The Hateful Eight è una versione western delle Iene, come ha affermato lo stesso Tarantino, tuttavia è più lungo e lento, quindi qualche sforbiciata non gli avrebbe fatto male, viste le tre ore e mezza di durata. Tuttavia il film è godibile e non annoia, considerato che si tratta di un’opera culinaria della più efficiente industria dello spettacolo: gli attori sono molto bravi ed è presente un significativo effetto di straniamento. Almeno per un pubblico dotato di una certa coscienza storica e politica che non può certo riconoscersi in personaggi cinici e assetati di sangue. Non ci sono eroi come nei tipici film hollywoodiani, non si sono personaggi positivi, anche se il regista, si percepisce, tra gli “odiosi otto”, quello che preferisce è il “nero ammazza bianchi”, tanto per rovesciare, e giustamente, il tipico razzismo dei classici western. Detto questo, il film non presenta nessuna significativa prospettiva, se non quella del gusto sadico per la vendetta e nel veder soffrire e umiliare il proprio nemico.

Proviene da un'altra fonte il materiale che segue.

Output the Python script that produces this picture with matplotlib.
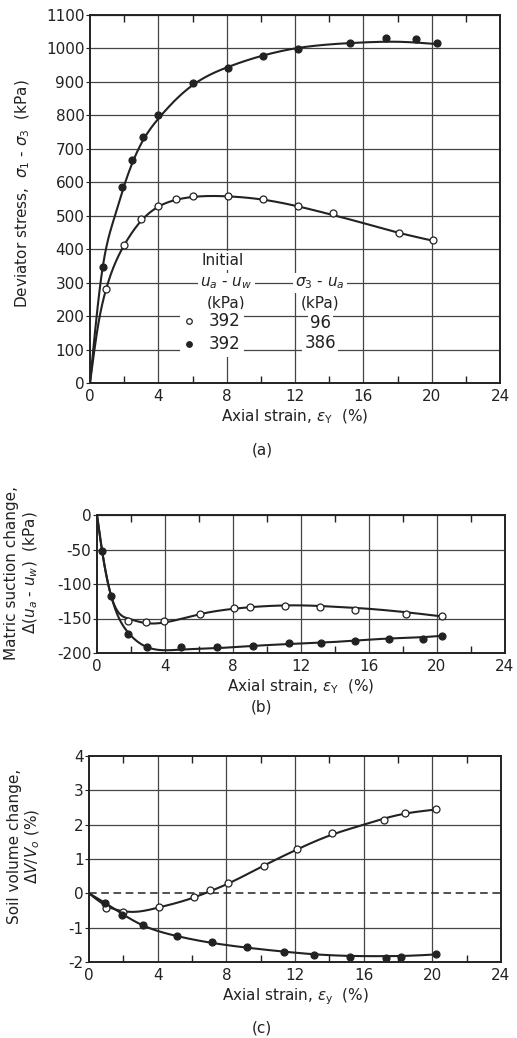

A parte la nota antirazzista il film non ha grandi contenuti e fini da comunicare, restano tre ore e mezza di puro cinema. Non è poco. Ma neanche molto, visto che il film lascia ben poco da pensare allo spettatore, se non una mesta considerazione sulla mancanza di spessore intellettuale e morale di uno dei registi più acclamati. E ciò non può che dispiacere, infatti se la bella forma fosse stata condita con un pizzico di contenuto in più il film ne avrebbe sicuramente beneficiato, ma del resto non sarebbe più stato un film di Tarantino, va bene così.
Note
[1] I valori della frontiera avevano del resto portato sia il bianco confederato sia il nero unionista a compartecipare al genocidio dei nativi e li porteranno a una vera e propria apologia dell’esecuzione extra-giudiziale dei criminali, che non può che ricordare le attuali uccisioni mirate dei terroristi.